Greenwall Tiled City Hall in Belgium

Providing greenspace in an innovative way, the new city hall in Herstal, Belgium features a chequered facade of individual greenwall ‘tiles’, mixed with glass and solid panels.

This unique green facade design comes from Frédéric Haesevoets Architecture. Of the 2500 m² of facade, approximately 1000 m² of the building’s exterior is covered with a patchwork of vegetation.

Generally, vegetated facades are designed more as monolithic walls. Here however, each square is independent and autonomous. This not only means that individual greenwall squares can be replaced if necessary, but it also means that a wide variety of different plant species can be used across the facade.
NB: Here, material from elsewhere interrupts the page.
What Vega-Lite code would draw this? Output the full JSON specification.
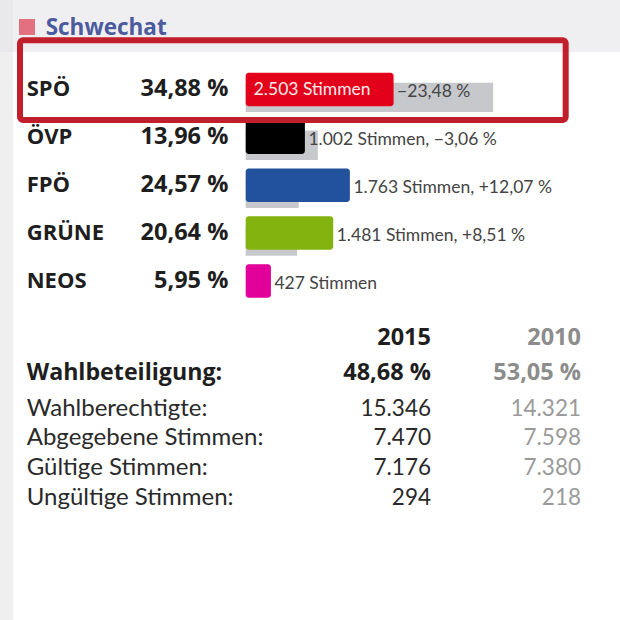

In total, 23,000 plants were used in this facade design, with different species selected not only for their buffering and water retention capabilities, but also according to the orientation of each panel to the sun. During the design process, the architects took on board the advice of Louis Benech, the French landscape gardener who renovated the Tuileries Gardens in Paris.

The greenwall squares each have their own water supply at the upper tip of each panel, allowing for a water recovery system that operates in a closed circuit. Furthermore, the City Hall is very low in terms of its energy consumption, in part because the planted squares help to cool the building in the summer and insulate in the winter – much like a green roof!